Ilustración de Alejandra Svriz.

Poder, ruido de fondo y rumores: en política, casi todo se mueve impulsado por estos factores. La prensa se nutre asimismo de estos mismos ingredientes, porque sabe que venden. Generan tensión, miedo, estrés y, por tanto, ventas. El cortoplacismo rige sobre el largoplacismo. Al mismo tiempo, parecemos incapaces de cambiar lo que es evidente que no funciona o que ha sido un evidente error. Benito Arruñada reflexionaba el pasado domingo en las páginas de opinión de este mismo periódico acerca de la equivocación que supuso transferir la enseñanza de la Historia a las autonomías, cediéndoles de este modo el control del pasado. Coincido con su opinión, aunque hoy, más allá de lo autonómico, la enseñanza de la Historia en las aulas de secundaria se ha convertido en un sucedáneo ideológico; pese a todo, considero que además del pasado contamos también con el futuro.

Quiero decir que la salud de una nación se mide tanto en relación con su pasado –los mitos y creencias comunes que comparte una sociedad y que la cohesionan– como con su futuro. ¿Cuáles son ahora nuestros anhelos compartidos? ¿Cuáles, los grandes proyectos que nos definen e impulsan? Uno diría que no lo sabemos. O que los que se publicitan resultan profundamente divisivos, como es el caso de la reestructuración territorial o el uso de la memoria histórica, por no hablar de las distintas variantes de la ideología woke.

«El reencuentro de la Transición no fue –como se pretende ahora– una salida en falso, sino un nuevo inicio»

El optimismo que vivió nuestro país tras la instauración de la democracia constitucional en 1978 tuvo mucho que ver con el rejuvenecimiento demográfico de una nación que deseaba normalizarse después de dos siglos de continuos conflictos civiles. El reencuentro de la Transición no fue –como se pretende ahora– una salida en falso tutelada por los herederos del franquismo, sino un nuevo inicio sustentado en el reconocimiento de la realidad sociológica e histórica de España. Un nuevo comienzo que miraba conscientemente hacia el futuro, conjugando la recuperación de derechos con la europeización institucional, económica y social de las costumbres y los modos de vida. Muchos de los grandes proyectos que se impulsaron responden a ese sueño europeo: del despliegue de un Estado del bienestar digno de su nombre –la sanidad gratuita y universal fue una de las joyas de la corona– a la excelencia deportiva, de los Juegos Olímpicos en Barcelona a la red de autopistas y trenes de alta velocidad, del ingreso en el euro al surgimiento de las primeras multinacionales españolas, de la participación en programas como Airbus o Eurofighter a la modernización de la Armada. Proyectos que se dirigen al futuro con la ambición de forjar un país.

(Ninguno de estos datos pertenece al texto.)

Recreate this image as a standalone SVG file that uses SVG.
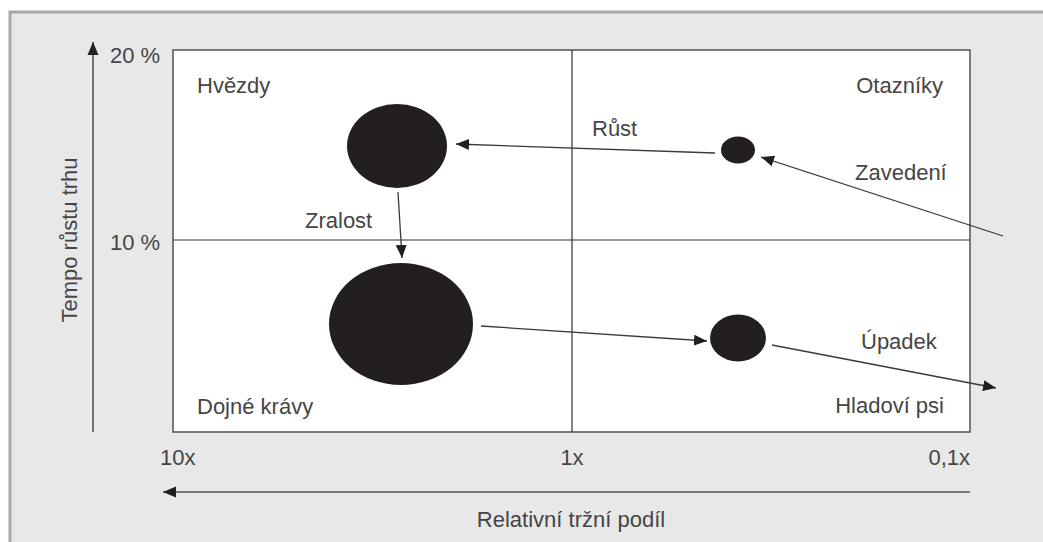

Una mirada no problemática sobre el pasado exige una mirada esperanzada hacia el mañana. Y este equilibrio, siempre inestable, requiere sustituir el ruido de fondo del cortoplacismo, esa rumorología incesante en torno al poder, por la mirada amplia y generosa de una clase política que piense en generaciones y no en legislaturas. El uso bastardo de los intereses inmediatos –comprensible hasta cierto punto, pero sólo hasta el límite que impida la canibalización del adversario– corrompe la gestión pública, desviándola de su objetivo y ensombreciendo el relato necesario para el porvenir. Un país moralista y justiciero, que vive preso de las reivindicaciones identitarias, no será capaz de exorcizar sus demonios. «Una casa dividida contra sí misma, no permanece», leemos en el versículo evangélico que citó Abraham Lincoln en su famoso discurso de 1858. Esta regla es universal. Hay que mirar al futuro con ambición y coraje, si queremos restablecer la casa dividida.